WRITTEN EXERCISE: Wherever the word "React" appears in a line, copy that line.

INFORMATION GIVEN:
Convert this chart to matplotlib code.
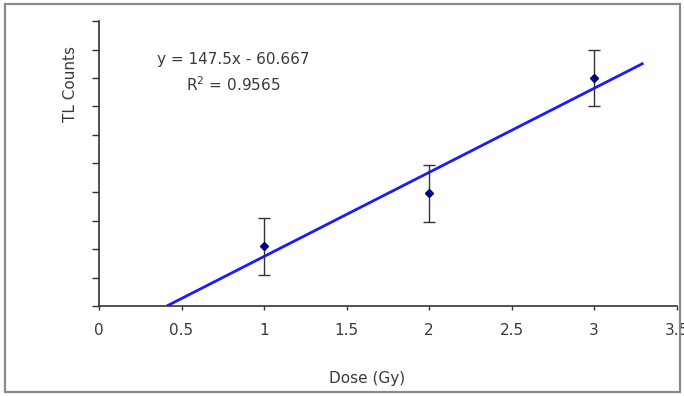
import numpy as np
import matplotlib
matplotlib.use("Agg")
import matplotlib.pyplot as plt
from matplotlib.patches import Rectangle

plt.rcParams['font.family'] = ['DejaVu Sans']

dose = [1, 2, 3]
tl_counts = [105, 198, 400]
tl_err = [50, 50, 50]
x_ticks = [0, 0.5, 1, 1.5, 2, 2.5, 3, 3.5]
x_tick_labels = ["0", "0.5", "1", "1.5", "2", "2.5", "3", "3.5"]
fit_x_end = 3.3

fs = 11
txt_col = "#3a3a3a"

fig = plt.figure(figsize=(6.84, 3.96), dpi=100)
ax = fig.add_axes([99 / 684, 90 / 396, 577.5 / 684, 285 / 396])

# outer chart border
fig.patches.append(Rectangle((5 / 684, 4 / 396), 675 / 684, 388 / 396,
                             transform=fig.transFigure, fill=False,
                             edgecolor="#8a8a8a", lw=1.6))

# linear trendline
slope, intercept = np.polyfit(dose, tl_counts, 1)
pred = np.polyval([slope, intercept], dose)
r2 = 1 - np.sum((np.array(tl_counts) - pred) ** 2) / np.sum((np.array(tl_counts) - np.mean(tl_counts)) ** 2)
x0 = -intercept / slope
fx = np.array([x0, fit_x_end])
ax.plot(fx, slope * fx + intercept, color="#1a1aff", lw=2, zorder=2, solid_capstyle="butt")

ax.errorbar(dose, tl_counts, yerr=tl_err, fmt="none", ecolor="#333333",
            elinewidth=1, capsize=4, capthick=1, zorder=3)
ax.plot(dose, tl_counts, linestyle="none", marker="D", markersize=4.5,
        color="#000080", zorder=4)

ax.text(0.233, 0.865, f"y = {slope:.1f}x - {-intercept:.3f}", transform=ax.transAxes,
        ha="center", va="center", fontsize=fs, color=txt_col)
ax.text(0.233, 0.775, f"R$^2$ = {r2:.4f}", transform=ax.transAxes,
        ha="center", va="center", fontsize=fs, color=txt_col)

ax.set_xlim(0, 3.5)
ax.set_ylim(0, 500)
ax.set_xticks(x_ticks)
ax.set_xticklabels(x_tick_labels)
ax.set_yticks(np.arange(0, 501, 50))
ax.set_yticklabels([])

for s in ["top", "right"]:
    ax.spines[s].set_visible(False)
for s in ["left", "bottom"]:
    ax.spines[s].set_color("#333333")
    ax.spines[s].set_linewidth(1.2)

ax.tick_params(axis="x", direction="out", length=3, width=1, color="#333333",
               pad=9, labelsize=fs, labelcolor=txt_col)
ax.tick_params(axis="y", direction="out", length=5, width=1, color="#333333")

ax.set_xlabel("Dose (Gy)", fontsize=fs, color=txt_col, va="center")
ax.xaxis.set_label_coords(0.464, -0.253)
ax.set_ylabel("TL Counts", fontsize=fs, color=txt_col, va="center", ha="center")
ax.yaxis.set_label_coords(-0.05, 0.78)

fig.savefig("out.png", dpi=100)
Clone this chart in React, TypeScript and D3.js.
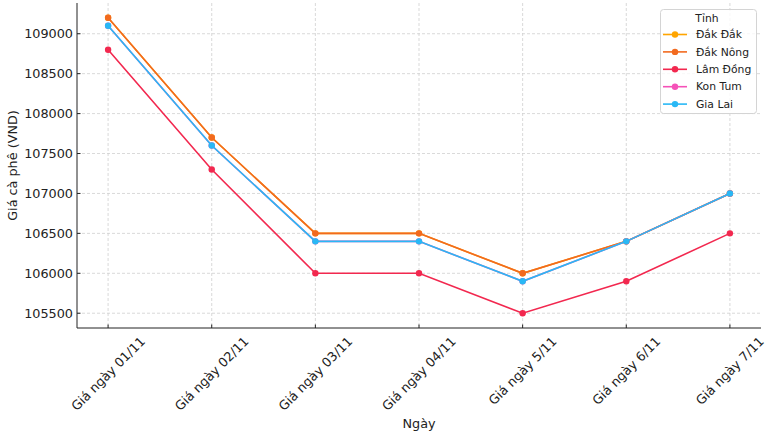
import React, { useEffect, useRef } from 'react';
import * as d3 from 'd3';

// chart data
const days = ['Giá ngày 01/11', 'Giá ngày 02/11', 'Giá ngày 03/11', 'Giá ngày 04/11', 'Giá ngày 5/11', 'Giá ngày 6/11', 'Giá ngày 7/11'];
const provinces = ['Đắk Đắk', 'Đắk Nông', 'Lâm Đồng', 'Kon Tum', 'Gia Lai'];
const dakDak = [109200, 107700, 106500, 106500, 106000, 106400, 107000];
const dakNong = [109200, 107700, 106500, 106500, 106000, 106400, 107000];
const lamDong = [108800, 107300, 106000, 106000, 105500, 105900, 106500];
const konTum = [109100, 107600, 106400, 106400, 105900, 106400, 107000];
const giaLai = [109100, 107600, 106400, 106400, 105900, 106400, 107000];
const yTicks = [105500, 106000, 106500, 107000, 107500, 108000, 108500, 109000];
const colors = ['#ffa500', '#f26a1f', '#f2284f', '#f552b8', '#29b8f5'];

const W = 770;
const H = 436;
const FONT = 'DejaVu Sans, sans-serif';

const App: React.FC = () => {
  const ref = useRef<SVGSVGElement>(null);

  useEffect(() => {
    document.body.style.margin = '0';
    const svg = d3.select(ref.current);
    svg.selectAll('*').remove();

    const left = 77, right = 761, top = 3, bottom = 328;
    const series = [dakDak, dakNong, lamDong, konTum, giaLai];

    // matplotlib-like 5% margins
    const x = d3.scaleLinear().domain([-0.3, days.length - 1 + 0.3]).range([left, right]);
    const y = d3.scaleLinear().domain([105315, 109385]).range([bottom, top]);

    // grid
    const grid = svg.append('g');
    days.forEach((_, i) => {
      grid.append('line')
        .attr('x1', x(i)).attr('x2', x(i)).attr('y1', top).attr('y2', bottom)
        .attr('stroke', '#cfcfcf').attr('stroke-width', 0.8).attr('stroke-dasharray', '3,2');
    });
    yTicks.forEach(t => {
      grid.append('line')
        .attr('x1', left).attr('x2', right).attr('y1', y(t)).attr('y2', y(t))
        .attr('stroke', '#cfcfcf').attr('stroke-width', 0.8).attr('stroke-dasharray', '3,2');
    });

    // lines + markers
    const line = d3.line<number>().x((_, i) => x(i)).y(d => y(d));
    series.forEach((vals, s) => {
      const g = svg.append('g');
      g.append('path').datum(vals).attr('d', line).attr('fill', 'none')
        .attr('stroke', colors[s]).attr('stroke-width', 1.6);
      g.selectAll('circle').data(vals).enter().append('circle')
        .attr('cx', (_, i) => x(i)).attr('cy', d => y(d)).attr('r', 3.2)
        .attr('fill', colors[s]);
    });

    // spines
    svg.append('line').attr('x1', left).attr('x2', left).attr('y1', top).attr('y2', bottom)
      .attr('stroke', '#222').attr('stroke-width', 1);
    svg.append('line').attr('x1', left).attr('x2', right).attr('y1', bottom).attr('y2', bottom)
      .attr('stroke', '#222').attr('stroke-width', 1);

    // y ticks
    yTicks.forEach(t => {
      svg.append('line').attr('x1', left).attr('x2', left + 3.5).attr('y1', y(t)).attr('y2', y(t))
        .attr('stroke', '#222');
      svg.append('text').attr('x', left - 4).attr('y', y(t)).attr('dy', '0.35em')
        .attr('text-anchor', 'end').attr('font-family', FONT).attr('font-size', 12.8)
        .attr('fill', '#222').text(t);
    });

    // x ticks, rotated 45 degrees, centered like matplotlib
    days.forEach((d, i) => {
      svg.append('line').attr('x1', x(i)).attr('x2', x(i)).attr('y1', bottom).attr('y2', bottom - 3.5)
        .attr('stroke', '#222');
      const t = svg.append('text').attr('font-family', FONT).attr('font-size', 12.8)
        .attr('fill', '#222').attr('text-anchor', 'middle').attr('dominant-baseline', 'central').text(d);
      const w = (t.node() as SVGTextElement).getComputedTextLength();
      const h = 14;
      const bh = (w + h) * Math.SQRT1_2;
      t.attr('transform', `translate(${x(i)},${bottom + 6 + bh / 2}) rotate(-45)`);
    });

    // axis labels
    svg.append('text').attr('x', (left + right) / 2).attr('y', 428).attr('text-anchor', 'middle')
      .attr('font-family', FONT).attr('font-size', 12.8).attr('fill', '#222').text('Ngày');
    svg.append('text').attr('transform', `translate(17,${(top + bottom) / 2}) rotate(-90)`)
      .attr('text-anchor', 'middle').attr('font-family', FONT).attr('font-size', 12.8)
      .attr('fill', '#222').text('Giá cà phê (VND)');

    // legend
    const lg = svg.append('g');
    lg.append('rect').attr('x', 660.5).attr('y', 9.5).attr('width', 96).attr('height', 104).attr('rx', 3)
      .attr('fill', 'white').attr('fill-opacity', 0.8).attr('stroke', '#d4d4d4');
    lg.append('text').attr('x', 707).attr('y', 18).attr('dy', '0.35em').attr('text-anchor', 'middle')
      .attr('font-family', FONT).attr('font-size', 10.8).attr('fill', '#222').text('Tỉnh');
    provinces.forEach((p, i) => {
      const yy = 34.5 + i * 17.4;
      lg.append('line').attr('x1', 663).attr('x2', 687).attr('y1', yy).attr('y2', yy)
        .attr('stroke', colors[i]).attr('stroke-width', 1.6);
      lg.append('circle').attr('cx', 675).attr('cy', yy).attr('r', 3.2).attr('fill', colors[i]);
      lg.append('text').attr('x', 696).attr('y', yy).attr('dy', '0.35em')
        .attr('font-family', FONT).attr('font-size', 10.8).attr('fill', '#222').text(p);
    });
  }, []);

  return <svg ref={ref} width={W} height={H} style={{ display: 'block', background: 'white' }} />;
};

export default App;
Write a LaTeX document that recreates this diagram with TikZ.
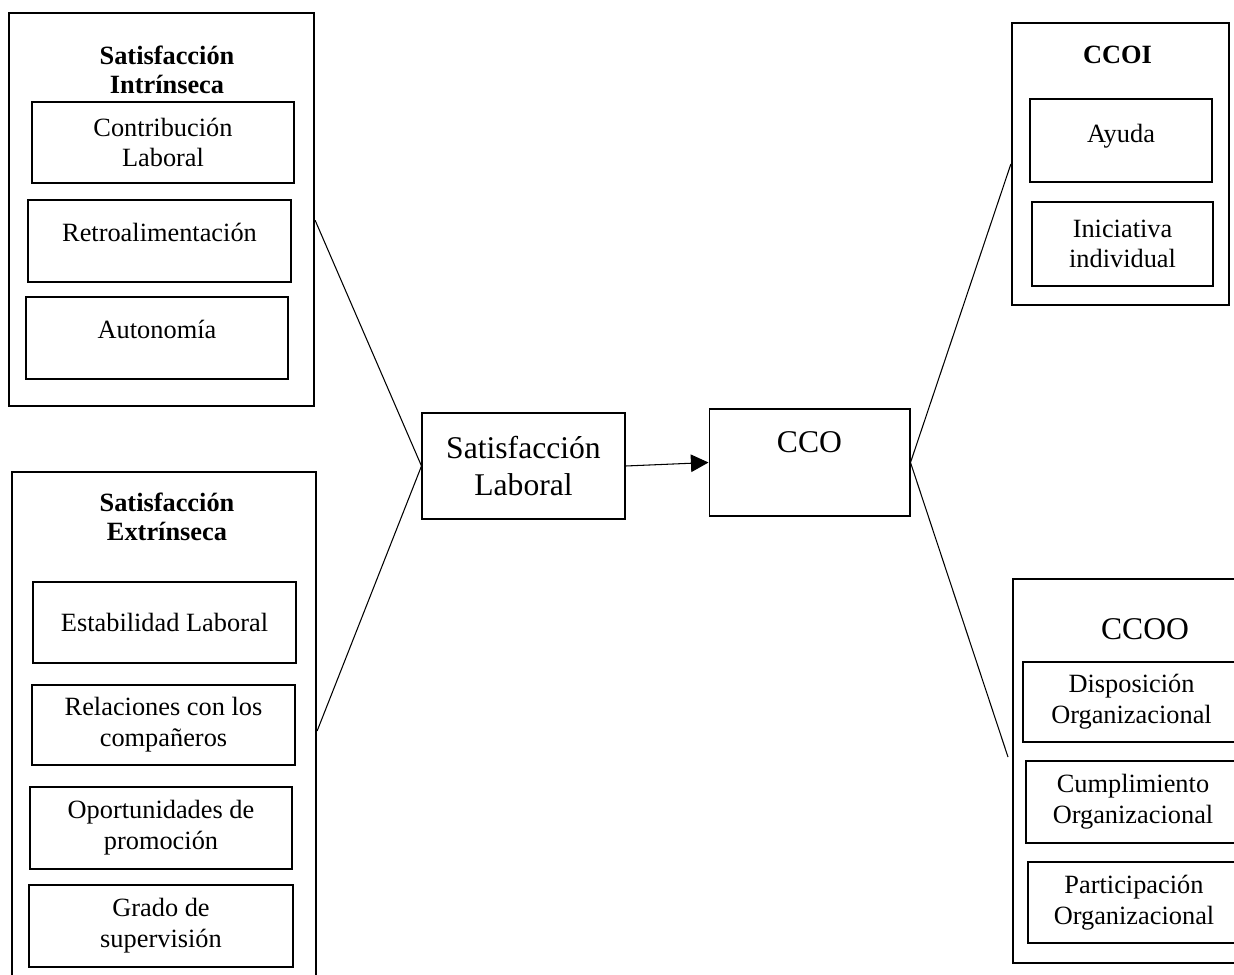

WRITTEN SOLUTION:
Clone this chart in React, TypeScript and D3.js.
import React, { useEffect, useRef } from 'react';
const App: React.FC = () => {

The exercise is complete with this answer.